- © 2007 Society of Economic Geologists, Inc.
The late Archean Yellowknife greenstone belt in the southwestern Slave province hosts world-class orogenic gold deposits with total production of 15 million ounces (Moz) of gold. The timing of gold mineralization is estimated to be ca. 2600 Ma, based on the relative timing of D2 structures and associated formation of deposit-hosting shear zones. The majority of studies on the deposits indicate that gold was emplaced by metamorphically driven hydrothermal fluids depositing gold in chemical and structural traps. Alternatively, based on ore mineral compositions, proximity to plutons, and increased gold grades in the vicinity of quartz-feldspar porphyry dikes, it has been suggested that the gold deposits may also be related to the intrusions.
In this study, we present two new Re-Os molybdenite ages from two intermediate to felsic plutonic rocks and compare them with U-Pb zircon crystallization ages. The Duckfish aplite contains intergrown molybdenite and yields a Re-Os model age of 2611 ± 7 Ma, the same as a U-Pb zircon crystallization age of 2611.2 ± 1.5 Ma for the aplite and within assigned error of a previously reported 2608 ± 3 Ma U-Pb titanite age for the Duckfish pluton. The subvolcanic Ryan Lake pluton has synplutonic quartz veining with intergrown molybdenite that yields an Re-Os model age of 2679 ± 8 Ma (repeat analysis of 2675 ± 7), within assigned error of the 2671 +6/−5 Ma U-Pb zircon crystallization age of the pluton. In both cases, the Re-Os and U-Pb chronometers survived later low- to moderate-temperature, low-pressure contact and regional metamorphism.

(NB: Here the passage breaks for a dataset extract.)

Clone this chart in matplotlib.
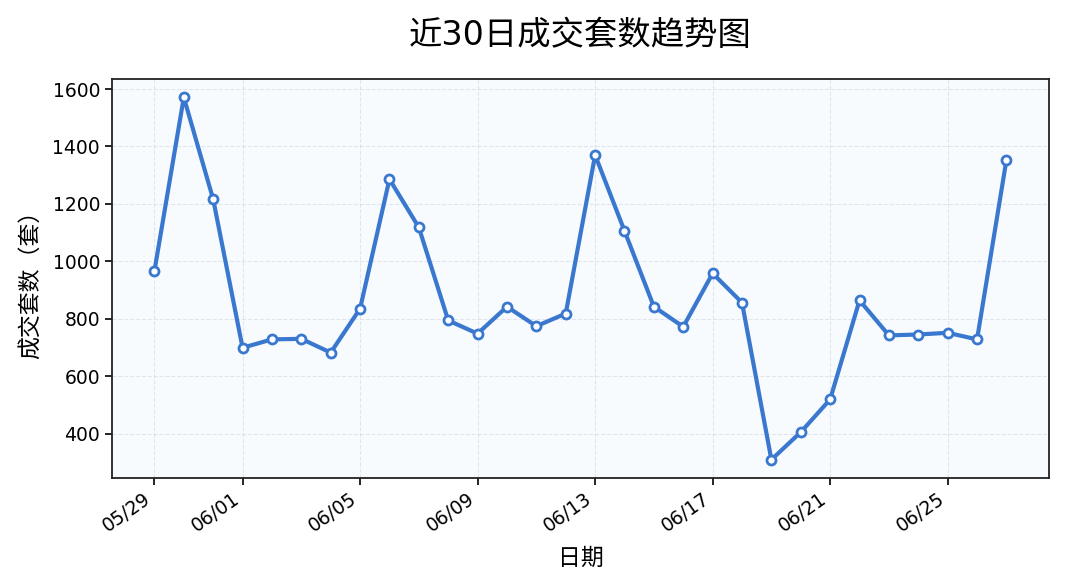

The ca. 2675 Ma Ryan Lake pluton and associated quartz-feldspar porphyry dikes have gold contents significantly higher than the least-altered ore-hosting mafic volcanic rocks, but the pluton is significantly older than the ca. 2600 Ma relative age of the gold deposits. The age data and the fact that an early pluton carries elevated gold suggest that similar plutons and associated quartz-feldspar porphyry dikes may have fertilized the greenstone belt prior to formation of the orogenic gold deposits. We suggest that when ca. 2600 Ma metamorphically derived fluids interacted with these older rocks, the gold budget in the hydrothermal fluid could have been increased, as evidenced by increased gold grades near porphyries. An intrusion-related, early introduction of gold into the Yellowknife greenstone belt may have implications for other Archean gold deposits where there is a spatial relationship between gold and early plutonic rocks.